= Exercise objective =
Retype word for word the first line of the listing and each line after it up to the line with "const subtitles = ['All", with the pictures taken out.
◆ ◆ ◆ ◆ ◆
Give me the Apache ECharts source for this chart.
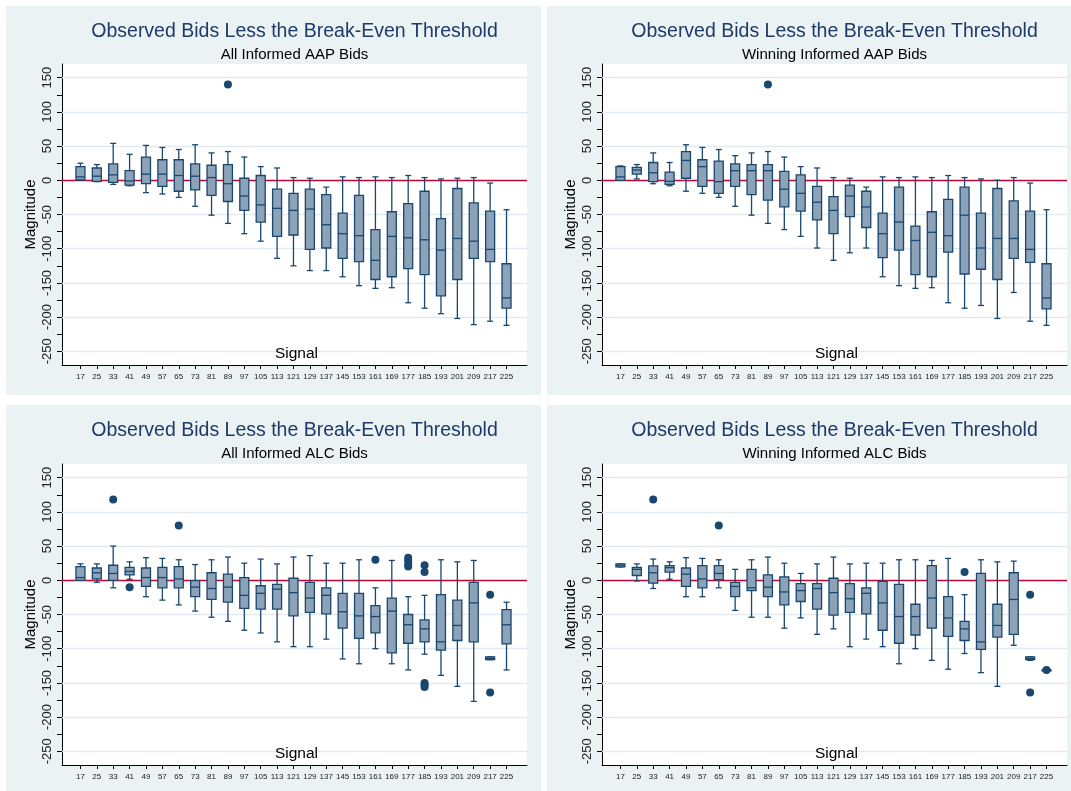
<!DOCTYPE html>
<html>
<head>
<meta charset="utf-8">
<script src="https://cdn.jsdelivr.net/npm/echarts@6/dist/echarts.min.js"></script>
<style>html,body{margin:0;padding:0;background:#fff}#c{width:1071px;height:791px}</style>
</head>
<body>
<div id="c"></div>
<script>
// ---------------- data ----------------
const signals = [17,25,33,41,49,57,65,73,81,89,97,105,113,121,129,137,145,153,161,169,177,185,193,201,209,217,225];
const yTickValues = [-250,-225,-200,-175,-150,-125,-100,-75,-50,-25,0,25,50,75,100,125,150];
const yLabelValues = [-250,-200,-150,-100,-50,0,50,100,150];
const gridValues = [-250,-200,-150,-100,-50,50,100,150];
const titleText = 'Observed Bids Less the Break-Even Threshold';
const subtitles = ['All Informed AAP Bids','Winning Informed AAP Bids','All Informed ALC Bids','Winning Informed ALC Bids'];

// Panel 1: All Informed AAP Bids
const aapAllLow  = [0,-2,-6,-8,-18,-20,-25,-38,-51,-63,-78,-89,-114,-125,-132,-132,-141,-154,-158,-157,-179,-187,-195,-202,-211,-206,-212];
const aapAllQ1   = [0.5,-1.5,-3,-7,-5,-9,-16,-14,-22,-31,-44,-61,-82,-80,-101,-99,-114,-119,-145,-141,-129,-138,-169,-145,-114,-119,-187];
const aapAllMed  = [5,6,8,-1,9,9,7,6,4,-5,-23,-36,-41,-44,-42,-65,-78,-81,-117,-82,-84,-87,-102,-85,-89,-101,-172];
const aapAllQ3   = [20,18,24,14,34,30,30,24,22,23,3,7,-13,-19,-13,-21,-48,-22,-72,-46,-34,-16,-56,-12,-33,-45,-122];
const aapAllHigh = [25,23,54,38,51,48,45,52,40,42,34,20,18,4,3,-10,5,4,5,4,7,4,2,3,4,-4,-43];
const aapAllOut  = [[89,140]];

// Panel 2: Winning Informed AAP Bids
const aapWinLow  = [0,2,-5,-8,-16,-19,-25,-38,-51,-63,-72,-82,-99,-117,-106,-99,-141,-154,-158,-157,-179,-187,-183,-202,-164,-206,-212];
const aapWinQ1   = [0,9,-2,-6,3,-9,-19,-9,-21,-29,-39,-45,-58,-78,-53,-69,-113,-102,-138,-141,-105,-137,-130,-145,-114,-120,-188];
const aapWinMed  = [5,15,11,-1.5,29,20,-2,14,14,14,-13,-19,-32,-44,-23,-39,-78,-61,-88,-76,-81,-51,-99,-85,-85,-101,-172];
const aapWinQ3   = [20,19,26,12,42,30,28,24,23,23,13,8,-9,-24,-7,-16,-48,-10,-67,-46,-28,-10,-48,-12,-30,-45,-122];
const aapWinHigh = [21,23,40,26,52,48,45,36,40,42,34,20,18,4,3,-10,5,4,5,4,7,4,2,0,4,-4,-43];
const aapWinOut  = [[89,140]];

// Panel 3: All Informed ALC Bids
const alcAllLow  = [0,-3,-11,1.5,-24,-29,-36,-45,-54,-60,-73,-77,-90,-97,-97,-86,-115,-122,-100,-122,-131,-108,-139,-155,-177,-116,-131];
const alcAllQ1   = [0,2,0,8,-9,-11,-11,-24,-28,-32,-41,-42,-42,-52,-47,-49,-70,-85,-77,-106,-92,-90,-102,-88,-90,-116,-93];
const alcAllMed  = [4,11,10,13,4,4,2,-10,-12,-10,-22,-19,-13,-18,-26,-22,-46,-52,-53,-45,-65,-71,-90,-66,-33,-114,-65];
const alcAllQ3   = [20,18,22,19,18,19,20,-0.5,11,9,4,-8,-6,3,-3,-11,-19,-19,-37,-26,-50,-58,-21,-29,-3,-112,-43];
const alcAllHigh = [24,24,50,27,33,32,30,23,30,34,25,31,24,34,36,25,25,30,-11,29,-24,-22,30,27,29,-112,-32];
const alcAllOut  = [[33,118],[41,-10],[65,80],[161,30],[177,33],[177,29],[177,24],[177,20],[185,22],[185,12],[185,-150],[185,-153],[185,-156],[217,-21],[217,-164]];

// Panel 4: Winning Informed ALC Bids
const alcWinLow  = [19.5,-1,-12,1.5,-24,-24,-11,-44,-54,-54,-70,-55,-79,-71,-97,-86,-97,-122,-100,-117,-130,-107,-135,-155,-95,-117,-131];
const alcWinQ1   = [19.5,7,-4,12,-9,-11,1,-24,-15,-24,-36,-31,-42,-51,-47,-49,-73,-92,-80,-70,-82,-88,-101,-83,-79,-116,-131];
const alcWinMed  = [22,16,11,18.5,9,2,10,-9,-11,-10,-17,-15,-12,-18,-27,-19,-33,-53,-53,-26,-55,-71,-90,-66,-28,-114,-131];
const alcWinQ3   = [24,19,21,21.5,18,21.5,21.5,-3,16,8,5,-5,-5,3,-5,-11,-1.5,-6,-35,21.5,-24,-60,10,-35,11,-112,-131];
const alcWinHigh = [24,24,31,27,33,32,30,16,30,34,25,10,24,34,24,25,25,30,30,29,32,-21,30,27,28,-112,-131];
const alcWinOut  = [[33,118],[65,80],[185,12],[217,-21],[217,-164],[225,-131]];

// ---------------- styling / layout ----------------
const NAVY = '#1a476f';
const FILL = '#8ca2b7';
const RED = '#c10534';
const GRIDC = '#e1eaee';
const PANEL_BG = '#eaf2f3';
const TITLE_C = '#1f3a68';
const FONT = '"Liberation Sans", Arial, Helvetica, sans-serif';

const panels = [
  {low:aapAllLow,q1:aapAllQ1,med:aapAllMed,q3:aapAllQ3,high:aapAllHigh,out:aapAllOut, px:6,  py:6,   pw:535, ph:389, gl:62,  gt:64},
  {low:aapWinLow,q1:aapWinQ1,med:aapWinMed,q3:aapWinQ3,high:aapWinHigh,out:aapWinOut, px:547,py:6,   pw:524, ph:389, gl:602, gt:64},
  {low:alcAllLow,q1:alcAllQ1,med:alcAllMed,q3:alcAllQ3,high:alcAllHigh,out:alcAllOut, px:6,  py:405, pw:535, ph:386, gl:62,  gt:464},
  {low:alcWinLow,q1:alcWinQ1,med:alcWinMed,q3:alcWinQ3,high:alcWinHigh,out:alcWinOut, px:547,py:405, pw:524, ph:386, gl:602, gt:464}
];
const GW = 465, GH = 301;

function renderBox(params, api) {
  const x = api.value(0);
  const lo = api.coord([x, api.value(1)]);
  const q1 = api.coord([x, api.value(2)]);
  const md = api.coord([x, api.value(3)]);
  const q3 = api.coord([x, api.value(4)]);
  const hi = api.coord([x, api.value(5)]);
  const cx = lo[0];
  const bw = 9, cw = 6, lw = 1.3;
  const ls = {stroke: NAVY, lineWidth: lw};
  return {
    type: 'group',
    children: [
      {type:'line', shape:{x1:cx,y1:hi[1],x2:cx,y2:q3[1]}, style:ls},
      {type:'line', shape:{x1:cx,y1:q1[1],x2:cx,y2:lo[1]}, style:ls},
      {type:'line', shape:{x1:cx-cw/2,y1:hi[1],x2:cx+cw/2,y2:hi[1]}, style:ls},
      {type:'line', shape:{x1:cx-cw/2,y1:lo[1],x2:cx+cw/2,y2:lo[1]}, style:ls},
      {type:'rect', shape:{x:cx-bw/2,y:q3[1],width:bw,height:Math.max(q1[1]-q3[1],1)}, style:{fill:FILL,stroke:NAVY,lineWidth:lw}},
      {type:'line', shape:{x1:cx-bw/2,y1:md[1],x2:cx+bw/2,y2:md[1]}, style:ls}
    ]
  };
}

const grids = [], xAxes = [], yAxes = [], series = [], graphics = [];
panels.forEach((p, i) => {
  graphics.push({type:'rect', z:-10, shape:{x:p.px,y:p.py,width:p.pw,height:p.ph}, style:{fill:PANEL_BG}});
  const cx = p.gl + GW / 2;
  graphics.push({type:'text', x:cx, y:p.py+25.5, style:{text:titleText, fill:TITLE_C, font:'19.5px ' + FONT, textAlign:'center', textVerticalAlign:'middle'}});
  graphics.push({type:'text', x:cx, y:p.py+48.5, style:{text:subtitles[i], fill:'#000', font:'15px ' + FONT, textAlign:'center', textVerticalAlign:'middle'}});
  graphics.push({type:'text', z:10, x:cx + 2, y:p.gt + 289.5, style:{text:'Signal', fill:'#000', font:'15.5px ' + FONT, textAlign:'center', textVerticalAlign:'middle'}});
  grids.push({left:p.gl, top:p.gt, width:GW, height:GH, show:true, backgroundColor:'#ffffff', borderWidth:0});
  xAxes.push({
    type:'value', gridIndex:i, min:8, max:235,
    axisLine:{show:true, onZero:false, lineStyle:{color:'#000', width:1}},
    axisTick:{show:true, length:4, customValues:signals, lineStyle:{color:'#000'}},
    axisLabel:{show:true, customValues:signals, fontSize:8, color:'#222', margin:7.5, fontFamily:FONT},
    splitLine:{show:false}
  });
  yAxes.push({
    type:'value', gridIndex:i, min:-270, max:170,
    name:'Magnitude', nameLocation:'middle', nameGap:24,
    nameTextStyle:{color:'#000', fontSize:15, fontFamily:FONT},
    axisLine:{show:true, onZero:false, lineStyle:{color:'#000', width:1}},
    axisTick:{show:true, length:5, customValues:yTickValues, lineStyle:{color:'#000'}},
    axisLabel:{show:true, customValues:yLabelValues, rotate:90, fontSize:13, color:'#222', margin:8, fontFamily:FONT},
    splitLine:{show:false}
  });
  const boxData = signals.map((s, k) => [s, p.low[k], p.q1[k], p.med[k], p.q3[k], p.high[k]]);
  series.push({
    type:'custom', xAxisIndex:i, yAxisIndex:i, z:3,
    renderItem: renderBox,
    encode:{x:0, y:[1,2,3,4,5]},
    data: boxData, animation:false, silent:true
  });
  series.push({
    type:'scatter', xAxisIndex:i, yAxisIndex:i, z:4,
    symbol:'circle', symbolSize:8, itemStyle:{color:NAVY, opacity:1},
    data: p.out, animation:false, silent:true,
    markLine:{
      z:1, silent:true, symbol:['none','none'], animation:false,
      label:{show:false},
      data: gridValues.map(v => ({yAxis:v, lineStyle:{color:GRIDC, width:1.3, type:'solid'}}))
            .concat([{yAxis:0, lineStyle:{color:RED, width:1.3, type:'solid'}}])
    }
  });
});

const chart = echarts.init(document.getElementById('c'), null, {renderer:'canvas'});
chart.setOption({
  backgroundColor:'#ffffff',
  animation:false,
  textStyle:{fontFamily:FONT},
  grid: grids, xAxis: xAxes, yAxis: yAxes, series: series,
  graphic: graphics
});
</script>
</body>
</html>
◆ ◆ ◆ ◆ ◆
= Task answer =
Give me the Apache ECharts source for this chart.
<!DOCTYPE html>
<html>
<head>
<meta charset="utf-8">
<script src="https://cdn.jsdelivr.net/npm/echarts@6/dist/echarts.min.js"></script>
<style>html,body{margin:0;padding:0;background:#fff}#c{width:1071px;height:791px}</style>
</head>
<body>
<div id="c"></div>
<script>
// ---------------- data ----------------
const signals = [17,25,33,41,49,57,65,73,81,89,97,105,113,121,129,137,145,153,161,169,177,185,193,201,209,217,225];
const yTickValues = [-250,-225,-200,-175,-150,-125,-100,-75,-50,-25,0,25,50,75,100,125,150];
const yLabelValues = [-250,-200,-150,-100,-50,0,50,100,150];
const gridValues = [-250,-200,-150,-100,-50,50,100,150];
const titleText = 'Observed Bids Less the Break-Even Threshold';
const subtitles = ['All Informed AAP Bids','Winning Informed AAP Bids','All Informed ALC Bids','Winning Informed ALC Bids'];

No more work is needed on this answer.